Executing python code

In order to execute python code, the REST API needs to be running. Compiling the assembly and executing the Main class for the REST API can be done with the following steps:

Before compiling your code, make sure the required configuration variables are set correctly in wayang-api/wayang-api-python/src/main/resources/wayang-api-python-defaults.properties. This example wayang-api-python-defaults.properties can be used as a guideline:

wayang.api.python.worker = /var/www/html/python/src/pywy/execution/worker.py
wayang.api.python.path = python3
wayang.api.python.env.path = /usr/local/lib/python3.8/dist-packages

The first configuration value needs to point to the location of your apache wayang repository so that it can find the python worker that executes UDFs (usually your current work directory + python/src/pypy/execution/worker.py) The second value is your command used for invoking python scripts.
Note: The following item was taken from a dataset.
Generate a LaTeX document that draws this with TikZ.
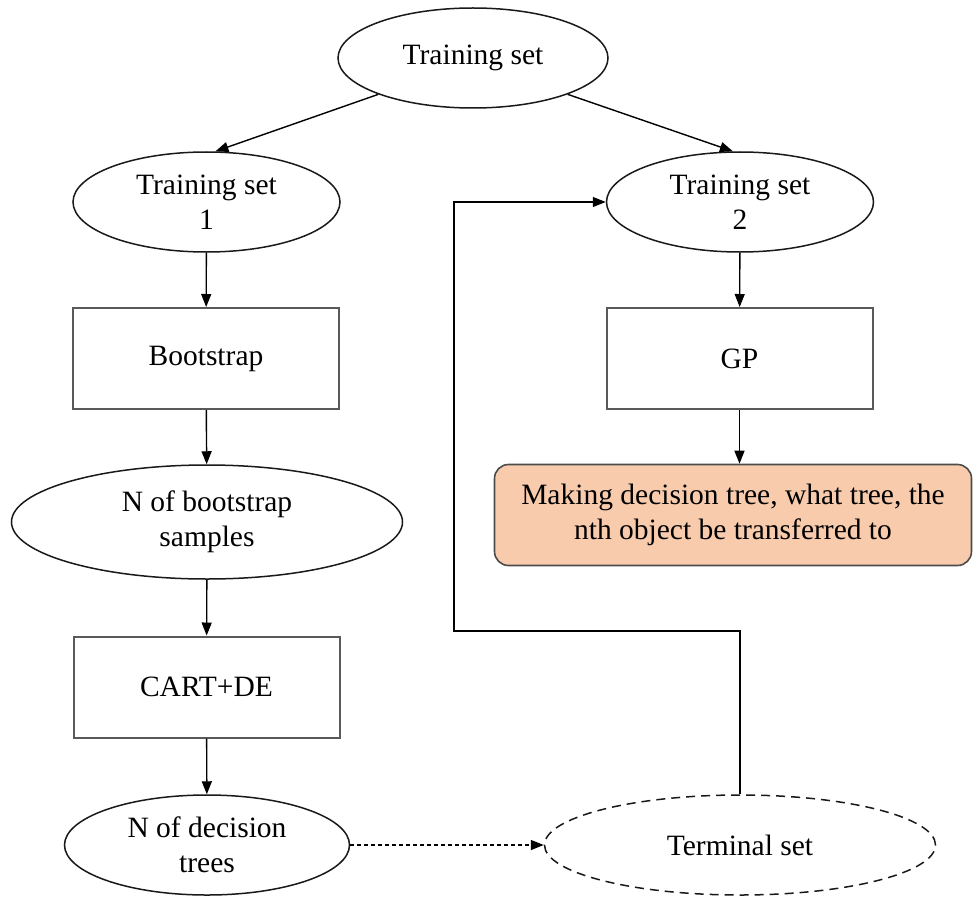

Usually either python3 or just python. The third value points to the directory in which python libraries are to be found (usually where pip installs them).

  • Package the project
./mvnw clean package -pl :wayang-assembly -Pdistribution
  • Starting the REST API as a background process
cd wayang-assembly/target/
tar -xvf apache-wayang-assembly-0.7.1-SNAPSHOT-incubating-dist.tar.gz
cd wayang-0.7.1-SNAPSHOT
./bin/wayang-submit org.apache.wayang.api.json.Main &

Now, create and execute a python script like this:

from pywy.dataquanta import WayangContext
from pywy.platforms.java import JavaPlugin
from pywy.platforms.spark import SparkPlugin

def word_count():
    ctx = WayangContext() \
        .register({JavaPlugin, SparkPlugin}) \
        .textfile("file:///README.md") \
        .flatmap(lambda w: w.split()) \
        .filter(lambda w: w.strip() != "") \
        .map(lambda w: (w.lower(), 1)) \
        .reduce_by_key(lambda t: t[0], lambda t1, t2: (t1[0], int(t1[1]) + int(t2[1]))) \
        .store_textfile("file:///wordcount-out-python.txt")

if __name__ == "__main__":
    word_count